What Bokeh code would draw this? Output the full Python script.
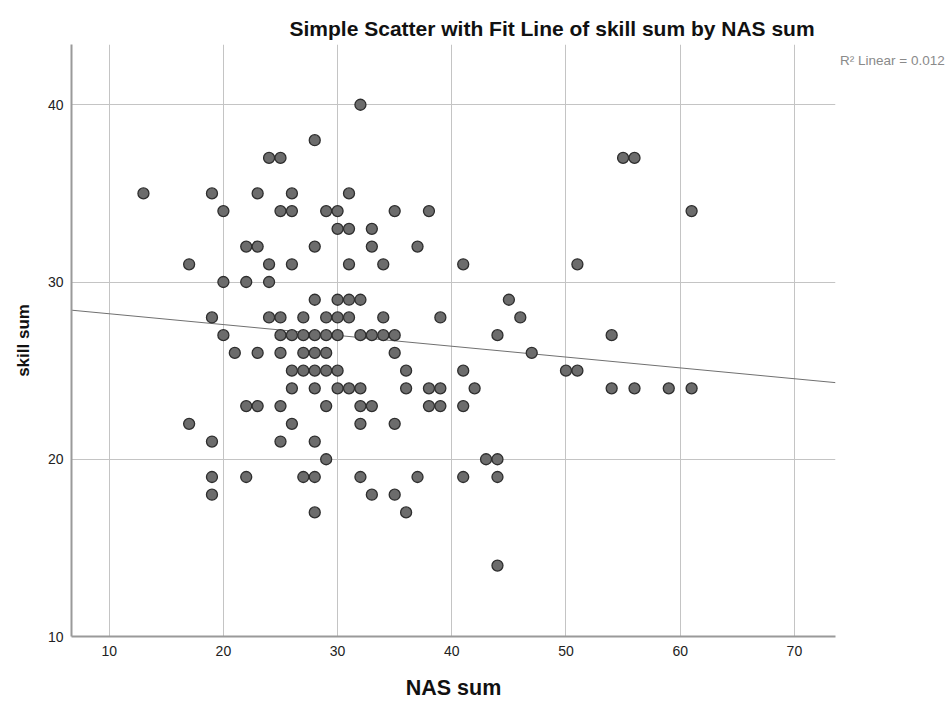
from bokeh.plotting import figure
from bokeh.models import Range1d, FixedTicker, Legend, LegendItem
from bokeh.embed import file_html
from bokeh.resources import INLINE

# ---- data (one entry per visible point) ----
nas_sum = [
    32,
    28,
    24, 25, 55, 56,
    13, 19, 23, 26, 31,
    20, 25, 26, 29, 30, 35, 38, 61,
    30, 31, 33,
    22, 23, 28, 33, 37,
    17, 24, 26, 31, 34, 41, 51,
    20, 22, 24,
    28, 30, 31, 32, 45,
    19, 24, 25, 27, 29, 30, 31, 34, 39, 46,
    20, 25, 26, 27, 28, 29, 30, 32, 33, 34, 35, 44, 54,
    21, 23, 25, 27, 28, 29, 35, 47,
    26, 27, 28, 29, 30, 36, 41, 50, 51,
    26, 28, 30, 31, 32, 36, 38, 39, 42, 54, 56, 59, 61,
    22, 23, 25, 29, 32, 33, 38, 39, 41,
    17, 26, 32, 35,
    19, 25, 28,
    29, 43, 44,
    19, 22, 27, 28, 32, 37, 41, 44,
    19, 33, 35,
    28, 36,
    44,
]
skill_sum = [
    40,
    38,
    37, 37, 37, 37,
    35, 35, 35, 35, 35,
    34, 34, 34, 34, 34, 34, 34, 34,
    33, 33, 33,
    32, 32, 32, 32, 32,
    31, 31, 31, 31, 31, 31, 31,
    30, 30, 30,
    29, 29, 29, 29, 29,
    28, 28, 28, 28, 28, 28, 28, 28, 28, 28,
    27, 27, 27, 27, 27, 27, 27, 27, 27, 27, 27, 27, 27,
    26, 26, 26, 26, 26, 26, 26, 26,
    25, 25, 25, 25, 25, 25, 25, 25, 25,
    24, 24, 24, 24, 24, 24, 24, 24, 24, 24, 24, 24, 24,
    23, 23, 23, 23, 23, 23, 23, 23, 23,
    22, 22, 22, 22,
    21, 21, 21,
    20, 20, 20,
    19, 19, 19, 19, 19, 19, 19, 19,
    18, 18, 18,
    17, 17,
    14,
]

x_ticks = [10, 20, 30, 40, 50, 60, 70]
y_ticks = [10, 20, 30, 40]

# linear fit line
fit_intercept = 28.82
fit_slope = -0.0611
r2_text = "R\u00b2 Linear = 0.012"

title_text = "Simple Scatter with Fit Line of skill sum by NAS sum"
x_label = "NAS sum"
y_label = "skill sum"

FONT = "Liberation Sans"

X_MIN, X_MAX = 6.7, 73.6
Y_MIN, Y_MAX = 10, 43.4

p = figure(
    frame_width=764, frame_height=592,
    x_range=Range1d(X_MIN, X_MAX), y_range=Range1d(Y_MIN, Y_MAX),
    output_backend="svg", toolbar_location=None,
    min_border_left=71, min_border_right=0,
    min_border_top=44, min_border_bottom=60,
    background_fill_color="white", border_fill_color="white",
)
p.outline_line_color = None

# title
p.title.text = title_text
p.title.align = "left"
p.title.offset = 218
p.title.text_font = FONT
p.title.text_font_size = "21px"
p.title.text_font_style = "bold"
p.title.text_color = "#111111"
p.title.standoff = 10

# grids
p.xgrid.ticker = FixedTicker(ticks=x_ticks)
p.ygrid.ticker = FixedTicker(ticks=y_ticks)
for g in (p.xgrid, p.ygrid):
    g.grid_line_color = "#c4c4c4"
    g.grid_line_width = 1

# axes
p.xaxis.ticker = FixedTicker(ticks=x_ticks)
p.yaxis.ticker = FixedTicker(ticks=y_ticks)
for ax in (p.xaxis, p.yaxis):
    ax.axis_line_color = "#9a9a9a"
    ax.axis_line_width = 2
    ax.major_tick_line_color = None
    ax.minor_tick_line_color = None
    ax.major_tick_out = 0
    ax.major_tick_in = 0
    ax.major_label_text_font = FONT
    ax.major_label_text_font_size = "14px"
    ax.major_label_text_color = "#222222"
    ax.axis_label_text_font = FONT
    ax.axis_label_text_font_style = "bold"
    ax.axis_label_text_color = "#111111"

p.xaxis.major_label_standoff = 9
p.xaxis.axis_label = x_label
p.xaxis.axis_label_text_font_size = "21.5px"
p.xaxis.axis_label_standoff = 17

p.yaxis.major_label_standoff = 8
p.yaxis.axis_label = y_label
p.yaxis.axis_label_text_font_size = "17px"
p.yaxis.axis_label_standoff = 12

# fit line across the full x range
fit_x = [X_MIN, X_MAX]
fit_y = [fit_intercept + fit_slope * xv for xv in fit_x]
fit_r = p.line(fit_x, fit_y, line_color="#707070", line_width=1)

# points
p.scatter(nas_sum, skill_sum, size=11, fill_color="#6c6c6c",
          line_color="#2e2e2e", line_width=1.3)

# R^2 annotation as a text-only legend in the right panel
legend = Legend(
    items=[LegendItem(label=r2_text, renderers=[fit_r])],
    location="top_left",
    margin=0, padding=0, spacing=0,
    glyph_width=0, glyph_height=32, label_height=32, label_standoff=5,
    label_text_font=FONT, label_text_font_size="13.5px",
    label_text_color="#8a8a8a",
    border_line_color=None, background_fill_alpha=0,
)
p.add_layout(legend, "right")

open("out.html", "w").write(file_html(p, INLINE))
==============================
Your task: Leave the pictures out, and print every line of the listing exactly as written.

Solution:
What Bokeh code would draw this? Output the full Python script.
from bokeh.plotting import figure
from bokeh.models import Range1d, FixedTicker, Legend, LegendItem
from bokeh.embed import file_html
from bokeh.resources import INLINE

# ---- data (one entry per visible point) ----
nas_sum = [
    32,
    28,
    24, 25, 55, 56,
    13, 19, 23, 26, 31,
    20, 25, 26, 29, 30, 35, 38, 61,
    30, 31, 33,
    22, 23, 28, 33, 37,
    17, 24, 26, 31, 34, 41, 51,
    20, 22, 24,
    28, 30, 31, 32, 45,
    19, 24, 25, 27, 29, 30, 31, 34, 39, 46,
    20, 25, 26, 27, 28, 29, 30, 32, 33, 34, 35, 44, 54,
    21, 23, 25, 27, 28, 29, 35, 47,
    26, 27, 28, 29, 30, 36, 41, 50, 51,
    26, 28, 30, 31, 32, 36, 38, 39, 42, 54, 56, 59, 61,
    22, 23, 25, 29, 32, 33, 38, 39, 41,
    17, 26, 32, 35,
    19, 25, 28,
    29, 43, 44,
    19, 22, 27, 28, 32, 37, 41, 44,
    19, 33, 35,
    28, 36,
    44,
]
skill_sum = [
    40,
    38,
    37, 37, 37, 37,
    35, 35, 35, 35, 35,
    34, 34, 34, 34, 34, 34, 34, 34,
    33, 33, 33,
    32, 32, 32, 32, 32,
    31, 31, 31, 31, 31, 31, 31,
    30, 30, 30,
    29, 29, 29, 29, 29,
    28, 28, 28, 28, 28, 28, 28, 28, 28, 28,
    27, 27, 27, 27, 27, 27, 27, 27, 27, 27, 27, 27, 27,
    26, 26, 26, 26, 26, 26, 26, 26,
    25, 25, 25, 25, 25, 25, 25, 25, 25,
    24, 24, 24, 24, 24, 24, 24, 24, 24, 24, 24, 24, 24,
    23, 23, 23, 23, 23, 23, 23, 23, 23,
    22, 22, 22, 22,
    21, 21, 21,
    20, 20, 20,
    19, 19, 19, 19, 19, 19, 19, 19,
    18, 18, 18,
    17, 17,
    14,
]

x_ticks = [10, 20, 30, 40, 50, 60, 70]
y_ticks = [10, 20, 30, 40]

# linear fit line
fit_intercept = 28.82
fit_slope = -0.0611
r2_text = "R\u00b2 Linear = 0.012"

title_text = "Simple Scatter with Fit Line of skill sum by NAS sum"
x_label = "NAS sum"
y_label = "skill sum"

FONT = "Liberation Sans"

X_MIN, X_MAX = 6.7, 73.6
Y_MIN, Y_MAX = 10, 43.4

p = figure(
    frame_width=764, frame_height=592,
    x_range=Range1d(X_MIN, X_MAX), y_range=Range1d(Y_MIN, Y_MAX),
    output_backend="svg", toolbar_location=None,
    min_border_left=71, min_border_right=0,
    min_border_top=44, min_border_bottom=60,
    background_fill_color="white", border_fill_color="white",
)
p.outline_line_color = None

# title
p.title.text = title_text
p.title.align = "left"
p.title.offset = 218
p.title.text_font = FONT
p.title.text_font_size = "21px"
p.title.text_font_style = "bold"
p.title.text_color = "#111111"
p.title.standoff = 10

# grids
p.xgrid.ticker = FixedTicker(ticks=x_ticks)
p.ygrid.ticker = FixedTicker(ticks=y_ticks)
for g in (p.xgrid, p.ygrid):
    g.grid_line_color = "#c4c4c4"
    g.grid_line_width = 1

# axes
p.xaxis.ticker = FixedTicker(ticks=x_ticks)
p.yaxis.ticker = FixedTicker(ticks=y_ticks)
for ax in (p.xaxis, p.yaxis):
    ax.axis_line_color = "#9a9a9a"
    ax.axis_line_width = 2
    ax.major_tick_line_color = None
    ax.minor_tick_line_color = None
    ax.major_tick_out = 0
    ax.major_tick_in = 0
    ax.major_label_text_font = FONT
    ax.major_label_text_font_size = "14px"
    ax.major_label_text_color = "#222222"
    ax.axis_label_text_font = FONT
    ax.axis_label_text_font_style = "bold"
    ax.axis_label_text_color = "#111111"

p.xaxis.major_label_standoff = 9
p.xaxis.axis_label = x_label
p.xaxis.axis_label_text_font_size = "21.5px"
p.xaxis.axis_label_standoff = 17

p.yaxis.major_label_standoff = 8
p.yaxis.axis_label = y_label
p.yaxis.axis_label_text_font_size = "17px"
p.yaxis.axis_label_standoff = 12

# fit line across the full x range
fit_x = [X_MIN, X_MAX]
fit_y = [fit_intercept + fit_slope * xv for xv in fit_x]
fit_r = p.line(fit_x, fit_y, line_color="#707070", line_width=1)

# points
p.scatter(nas_sum, skill_sum, size=11, fill_color="#6c6c6c",
          line_color="#2e2e2e", line_width=1.3)

# R^2 annotation as a text-only legend in the right panel
legend = Legend(
    items=[LegendItem(label=r2_text, renderers=[fit_r])],
    location="top_left",
    margin=0, padding=0, spacing=0,
    glyph_width=0, glyph_height=32, label_height=32, label_standoff=5,
    label_text_font=FONT, label_text_font_size="13.5px",
    label_text_color="#8a8a8a",
    border_line_color=None, background_fill_alpha=0,
)
p.add_layout(legend, "right")

open("out.html", "w").write(file_html(p, INLINE))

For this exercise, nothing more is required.